In my previous article, I discussed the aspects in which a commander-in-chief would benefit from a background in business. In this article, I evaluate a background more similar to the majority of our candidates; a background in politics.
Obviously, politicians are the prime candidates to run for president. Whether senator or Secretary of State, politicians are used to campaigning, the duties of elected officials, and interactions with other politicians in general. Unfortunately, politicians in this day and age are perceived as corrupt, untrustworthy, and generally disliked. For this reason, a majority of voters were not looking for career politicians to take the presidential role. The rise of “outsider” candidates like Dr. Ben Carson and Donald Trump clearly displayed deep dissatisfaction with the current political system and desire for big change. This is due to the fact that career politicians have a certain disconnect with their people, stemming from their long-term service as a representative with certain benefits unavailable to a majority of Americans. However, a good background in politics can certainly be useful prior to becoming the president of the United States.
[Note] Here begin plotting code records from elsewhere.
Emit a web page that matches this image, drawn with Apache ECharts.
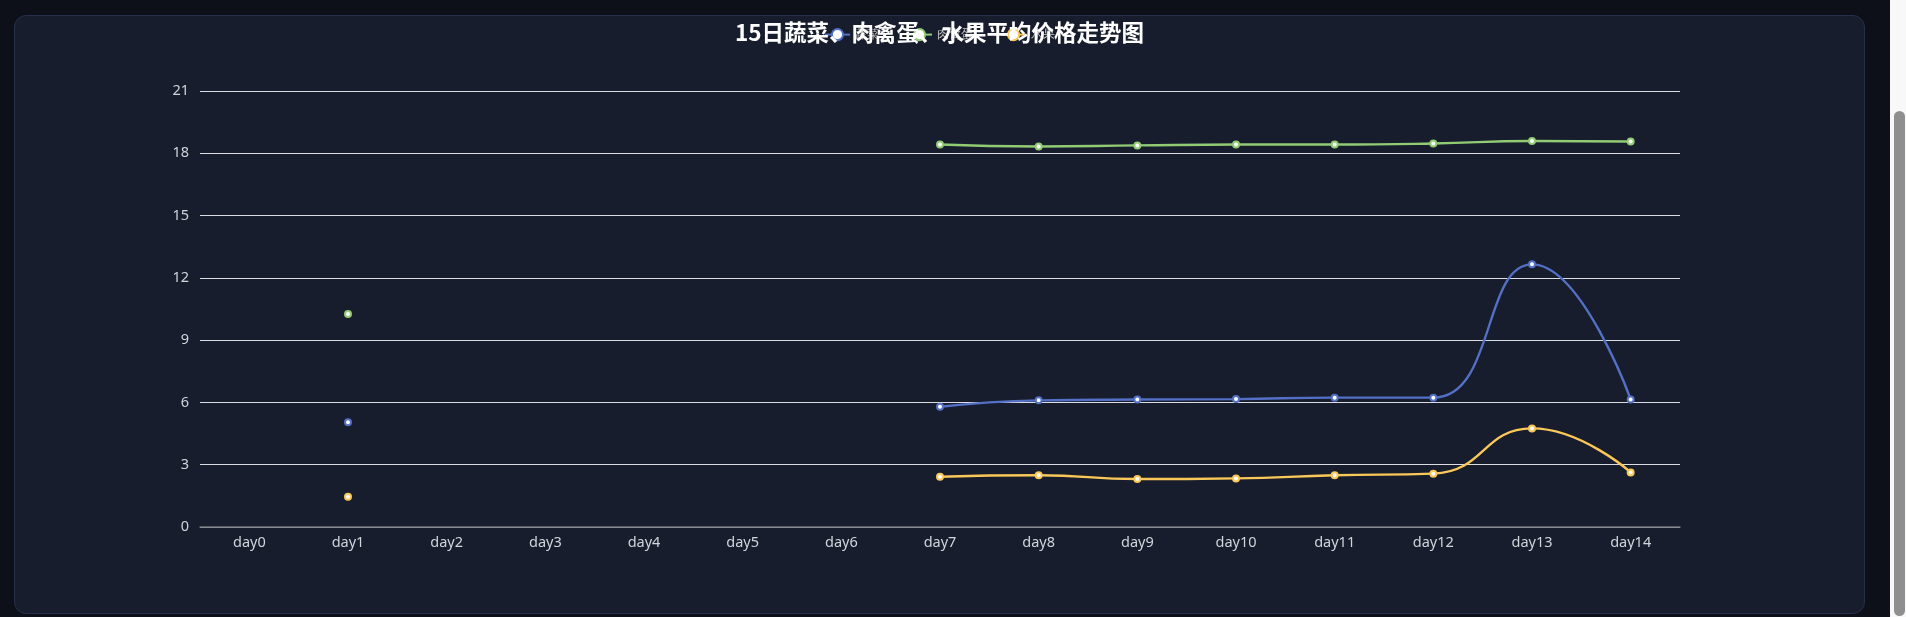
<!DOCTYPE html>
<html>
<head>
<meta charset="utf-8">
<script src="https://cdn.jsdelivr.net/npm/echarts@6/dist/echarts.min.js"></script>
<style>
  html, body { margin: 0; padding: 0; width: 1906px; height: 617px; overflow: hidden; background: #0d1019; }
  #card { position: absolute; left: 14px; top: 15px; width: 1849px; height: 597px; background: #171d2c; border: 1px solid #26304a; border-radius: 12px; }
  #chart { position: absolute; left: 14px; top: 0; width: 1851px; height: 617px; }
  #track { position: absolute; left: 1890px; top: 0; width: 16px; height: 617px; background: #f8f8f8; }
  #thumb { position: absolute; left: 1894px; top: 111px; width: 11px; height: 505px; background: #8f8f8f; border-radius: 6px; }
</style>
</head>
<body>
<div id="card"></div>
<div id="chart"></div>
<div id="track"></div>
<div id="thumb"></div>
<script>
const titleText = '15日蔬菜、肉禽蛋、水果平均价格走势图';
const categories = ['day0','day1','day2','day3','day4','day5','day6','day7','day8','day9','day10','day11','day12','day13','day14'];
const seriesNames = ['蔬菜', '肉禽蛋', '水果'];
const vegetables = [null, 5.04, null, null, null, null, null, 5.79, 6.10, 6.14, 6.16, 6.23, 6.23, 12.65, 6.14];
const meatPoultryEggs = [null, 10.26, null, null, null, null, null, 18.42, 18.33, 18.38, 18.42, 18.42, 18.47, 18.59, 18.57];
const fruits = [null, 1.46, null, null, null, null, null, 2.42, 2.49, 2.31, 2.34, 2.49, 2.57, 4.75, 2.63];
const yMin = 0, yMax = 21, yInterval = 3;

const chart = echarts.init(document.getElementById('chart'), null, { renderer: 'canvas' });
const labelColor = '#d2d5dc';
const labelFont = 'Noto Sans, sans-serif';
const mk = (name, data, color) => ({
  name, type: 'line', data, smooth: true, connectNulls: false,
  symbol: 'emptyCircle', symbolSize: 6,
  itemStyle: { color, borderWidth: 2 }, lineStyle: { width: 2.4, color }
});
chart.setOption({
  animation: false,
  color: ['#5470c6', '#91cc75', '#fac858'],
  title: {
    text: titleText, left: 'center', top: 16,
    textStyle: { color: '#ffffff', fontSize: 22.5, fontWeight: 'bold', fontFamily: 'Noto Sans CJK SC, sans-serif' }
  },
  legend: {
    data: seriesNames, top: 23, left: 'center', itemGap: 27,
    textStyle: { color: '#cccccc', fontSize: 12 }
  },
  grid: { left: 186, right: 185, top: 91, bottom: 90 },
  xAxis: {
    type: 'category', data: categories, boundaryGap: true,
    axisLine: { lineStyle: { color: '#6e7079', width: 1.5 } },
    axisTick: { lineStyle: { color: '#6e7079' } },
    axisLabel: { color: labelColor, fontSize: 14.5, margin: 8, fontFamily: labelFont }
  },
  yAxis: {
    type: 'value', min: yMin, max: yMax, interval: yInterval,
    axisLine: { show: false }, axisTick: { show: false },
    axisLabel: { color: labelColor, fontSize: 14.5, margin: 11, fontFamily: labelFont },
    splitLine: { lineStyle: { color: '#dcdde2', width: 1 } }
  },
  series: [
    mk(seriesNames[0], vegetables, '#5470c6'),
    mk(seriesNames[1], meatPoultryEggs, '#91cc75'),
    mk(seriesNames[2], fruits, '#fac858')
  ]
});
</script>
</body>
</html>
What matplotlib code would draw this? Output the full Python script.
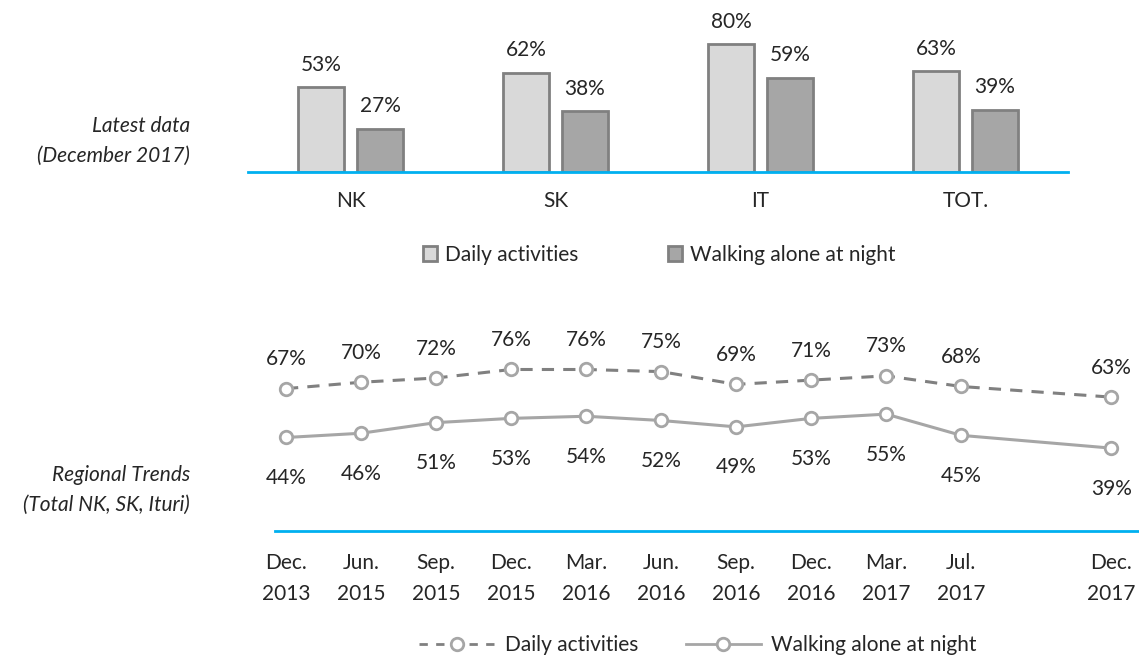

Hillary Clinton is the most obvious politician in the 2016 presidential election. She not only was a senator, but also a First Lady, and a Secretary of State under the Obama Administration. On a resume, she appears ideal for the presidency. She has the background and experience to be an excellent president, or so her campaign would like to convince you. The fact is that experience without education and reflection is years wasted. Hillary Clinton wasted her years in politics, refusing to learn from mistakes and in some cases even repeating them. For example, in 2012, Clinton praised the new “democratic” government of Egypt, of which the president had previously ran as a candidate for the Muslim Brotherhood. Since then, the government has put journalists on trial and mistreated detainees, even to the death. Yet when Iran promised to create peace in their region with the removal of sanctions, Clinton believed them also allowing them to enrich uranium as they call for Israel’s demise. These events alone may constitute as sufficient proof that Clinton’s foreign policy hours were ill-spent. It is no use to the American people to elect someone experienced at doing the wrong thing. Bad habits die hard, so the saying goes.
What does a political background have to do with being a commander-in-chief? I would argue that politicians, who are accustomed to making speeches to stir a crowd, have qualities that could make them good presidents. A good president will inspire his troops to fight, rather than order them to do so. Additionally, a great president will also be able to understand and convince his generals and officers that his decision is the correct decision. Politicians tend to have a certain talent of persuading their constituents to follow them, and of course, vote for them. However, it is a waste of political talent to convince people to walk down the wrong path. Therefore, it is logical to expect more skills than eloquence in a politician running for president.
Helpfulness, while not a talent, is something that some politicians seem to lack in leaps and bounds. Hillary Clinton, with her obvious inability to connect with voters, offers a perfect example of a quite experienced politician who lacks the ability to do anything helpful for the nation. As Secretary of State, her email scandal and her handling of Benghazi put American lives in danger, and furthermore showed that her political experience only allowed her to escape unscathed, at the expense the American people.
When I try to list helpful politicians, I’m more often reminded of local politicians than statewide or national politicians. The politicians who are helpful are the ones who take the time to answer questions or listen to the complaints of their constituents. They ask their neighborhoods to think about improvements and are always open to new ideas, even if they only serve to make the politician think about an issue from a different perspective. Clinton does not strike me as helpful, or open to thinking about an issue from the point of view of a general, or a soldier. To be a great commander-in-chief, you have to understand those you command.
One candidate has both the experience and the helpful characteristic to be president. Evan McMullin, a candidate in a 3-way battle with Clinton and Trump to win Utah, has experience in the CIA, and volunteered for counterterrorist operations in human intelligence after 9/11. His little-known candidacy allowed him the initial “local politician” feel, and his experience in both the CIA and national security adviser makes him ideally thoughtful and experienced in foreign policy. Although it is unlikely that he will win any other states besides Utah, his candidacy brings hope that one day in the future, we will have helpful, experienced politicians to elect as commander-in-chief.
The presidency is the most difficult job in the nation, and all citizens, as opposed to a small local community, must choose the right person for the job. Therefore, it is wise to evaluate presidential candidates based on several criteria. Honesty and sincerity as well as experience and helpfulness are the best qualities when I look for any candidates. Neither Clinton nor Trump adequately meet these demands, and as such I believe Evan McMullin is the ideal choice for president. Although an unlikely candidate, he would fulfill presidential duties well, supported by a team of conservatives who are inspired to vote for him, rather than, as famed author Douglas Adams once referred to, voting for one lizard over another.